What should I do if I discover possible plagiarism in my draft before submission?
First, do not ignore it and do not assume that a small amount of overlap will go unnoticed. If you identify text, ideas, or materials in your draft that may not be properly attributed, stop and fix the issue before submitting. Go back to the original source, determine exactly what was borrowed, and decide whether you need to quote, paraphrase more substantially, add a citation, rewrite the passage entirely, or remove the material. If a figure, image, or table is involved, verify whether attribution alone is enough or whether permission is also required.
If the problem affects multiple sections, conduct a broader review of your notes and citations. Look especially at literature review passages, background sections, and methods descriptions, since these are areas where accidental borrowing often creeps in. If you worked with co-authors, raise the issue promptly and review the draft together.

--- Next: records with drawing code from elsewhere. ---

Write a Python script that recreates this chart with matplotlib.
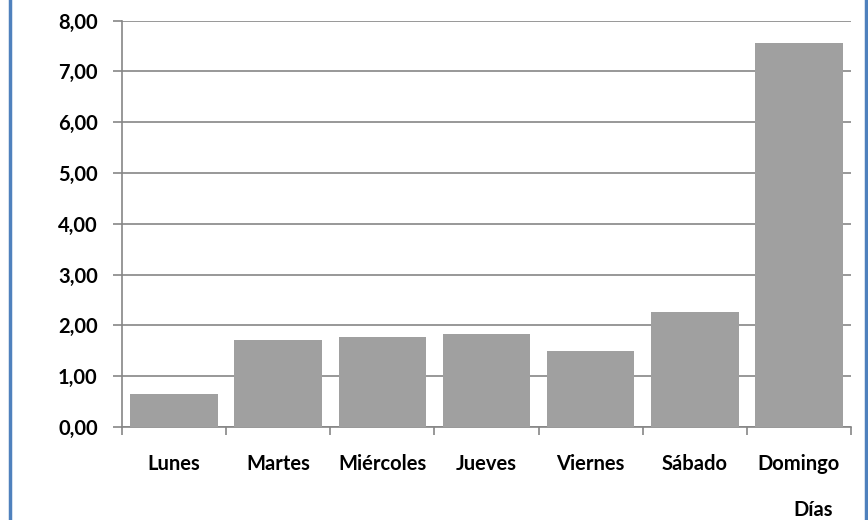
import matplotlib
matplotlib.use("Agg")
import matplotlib.pyplot as plt
from matplotlib.lines import Line2D
import numpy as np

categories = ["Lunes", "Martes", "Miércoles", "Jueves", "Viernes", "Sábado", "Domingo"]
values = [0.65, 1.71, 1.77, 1.84, 1.50, 2.27, 7.55]
yticks = [0, 1, 2, 3, 4, 5, 6, 7, 8]
xlabel = "Días"

plt.rcParams['font.family'] = ['Lato', 'DejaVu Sans']

W, H = 868, 520
fig = plt.figure(figsize=(W / 100, H / 100), dpi=100)
ax = fig.add_axes([122 / W, 1 - 427 / H, (851 - 122) / W, (427 - 20.6) / H])

x = np.arange(len(categories))
ax.bar(x, values, width=0.84, color="#A0A0A0", zorder=3)

gray = "#868686"
fs = 14.5
ax.set_ylim(0, 8)
ax.set_xlim(-0.5, len(categories) - 0.5)
ax.set_yticks(yticks)
ax.set_yticklabels([f"{v:.2f}".replace(".", ",") for v in yticks],
                   fontsize=fs, fontweight="bold")
ax.yaxis.grid(True, color=gray, linewidth=1.2, zorder=0)
ax.set_axisbelow(True)

ax.set_xticks(x)
ax.set_xticklabels(categories, fontsize=fs, fontweight="bold")
ax.set_xticks(np.arange(-0.5, len(categories)), minor=True)
ax.tick_params(axis="x", which="major", length=0, pad=19.5)
ax.tick_params(axis="x", which="minor", length=5.5, width=1.2, color=gray, direction="out")
ax.tick_params(axis="y", length=6.5, width=1.2, color=gray, pad=11)

for s in ["top", "right"]:
    ax.spines[s].set_visible(False)
for s in ["left", "bottom"]:
    ax.spines[s].set_color(gray)
    ax.spines[s].set_linewidth(1.2)

fig.text(813 / W, 1 - 510 / H, xlabel, fontsize=fs, fontweight="bold",
         ha="center", va="center")

blue = "#4F81BD"
fig.add_artist(Line2D([10 / W, 10 / W], [0, 1], color=blue, linewidth=2.5,
                      transform=fig.transFigure))
fig.add_artist(Line2D([865.5 / W, 865.5 / W], [0, 1], color=blue, linewidth=2.5,
                      transform=fig.transFigure))

fig.savefig("out.png", dpi=100)
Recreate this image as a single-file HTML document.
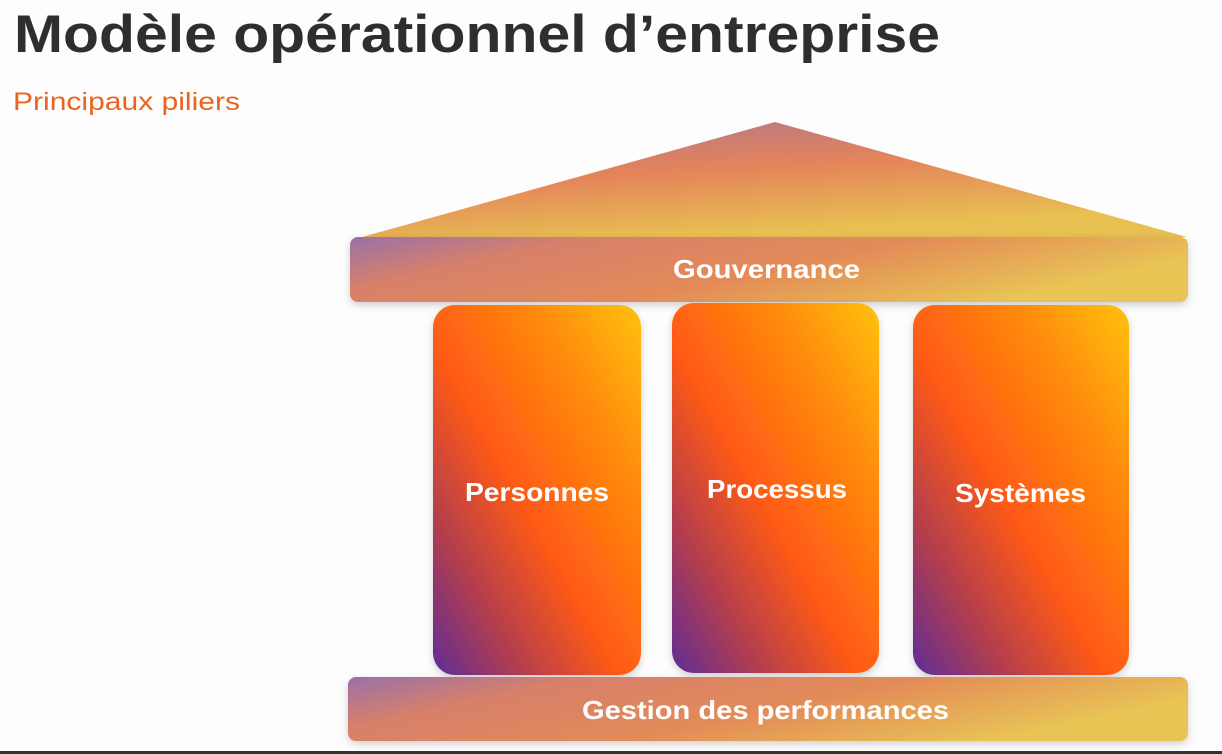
<!DOCTYPE html>
<html><head><meta charset="utf-8"><style>
html,body{margin:0;padding:0;background:#fdfdfd;width:1222px;height:754px;overflow:hidden}
svg{display:block}
text{font-family:"Liberation Sans",sans-serif}
</style></head><body>
<svg width="1222" height="754" viewBox="0 0 1222 754" xmlns="http://www.w3.org/2000/svg">
<defs>
<linearGradient id="roof" x1="0" y1="0" x2="0.4" y2="1">
<stop offset="0" stop-color="#b07590"/><stop offset="0.5" stop-color="#e4845a"/><stop offset="1" stop-color="#e8c052"/>
</linearGradient>
<linearGradient id="bar" x1="0" y1="0" x2="1" y2="0.35">
<stop offset="0" stop-color="#9a70a8"/><stop offset="0.25" stop-color="#d7806a"/><stop offset="0.6" stop-color="#e38a58"/><stop offset="1" stop-color="#e8c455"/>
</linearGradient>
<linearGradient id="pil" x1="0" y1="1" x2="1" y2="0">
<stop offset="0" stop-color="#5f2c96"/><stop offset="0.22" stop-color="#b53e4c"/><stop offset="0.45" stop-color="#ff5a15"/><stop offset="0.75" stop-color="#ff8c0c"/><stop offset="1" stop-color="#ffc20a"/>
</linearGradient>
<filter id="sh" x="-10%" y="-10%" width="120%" height="130%"><feDropShadow dx="0" dy="3" stdDeviation="4" flood-color="#000" flood-opacity="0.18"/></filter>
</defs>
<text x="14" y="52" font-size="53" font-weight="bold" fill="#2e2e2e" textLength="926" lengthAdjust="spacingAndGlyphs">Modèle opérationnel d’entreprise</text>
<text x="13" y="110" font-size="25" fill="#e8641f" textLength="227" lengthAdjust="spacingAndGlyphs">Principaux piliers</text>
<polygon points="775,122 362,237 1187,237" fill="url(#roof)"/>
<rect x="350" y="237" width="838" height="65" rx="8" fill="url(#bar)" filter="url(#sh)"/>
<text x="673" y="278" font-size="26" font-weight="bold" fill="#fff" textLength="187" lengthAdjust="spacingAndGlyphs">Gouvernance</text>
<rect x="433" y="305" width="208" height="370" rx="22" fill="url(#pil)" filter="url(#sh)"/>
<rect x="672" y="303" width="207" height="370" rx="22" fill="url(#pil)" filter="url(#sh)"/>
<rect x="913" y="305" width="216" height="370" rx="22" fill="url(#pil)" filter="url(#sh)"/>
<text x="465" y="501" font-size="26" font-weight="bold" fill="#fff" textLength="144" lengthAdjust="spacingAndGlyphs">Personnes</text>
<text x="707" y="498" font-size="26" font-weight="bold" fill="#fff" textLength="140" lengthAdjust="spacingAndGlyphs">Processus</text>
<text x="955" y="502" font-size="26" font-weight="bold" fill="#fff" textLength="131" lengthAdjust="spacingAndGlyphs">Systèmes</text>
<rect x="348" y="677" width="840" height="64" rx="8" fill="url(#bar)" filter="url(#sh)"/>
<text x="582" y="719" font-size="26" font-weight="bold" fill="#fff" textLength="367" lengthAdjust="spacingAndGlyphs">Gestion des performances</text>
<rect x="0" y="751" width="1222" height="3" fill="#333"/>
</svg>
</body></html>
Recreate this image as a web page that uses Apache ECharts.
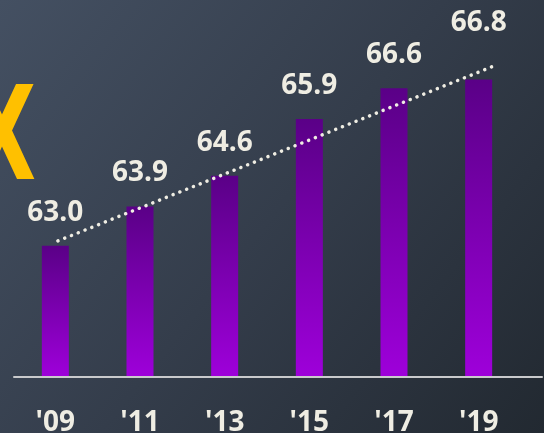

In collaborative writing, responsibility is shared, and it is far better to resolve concerns internally than to have an editor, reviewer, or committee discover them later.
If the manuscript has already been submitted, the right step is usually to contact the editor, supervisor, or relevant authority as soon as possible with a clear explanation and a corrected version if appropriate. That may feel uncomfortable, but early transparency is almost always better than silence. In research writing, credibility depends not on being flawless, but on acting responsibly when problems appear. Correcting a citation mistake before publication is manageable; dealing with a formal plagiarism allegation after publication can be far more damaging to your work and reputation.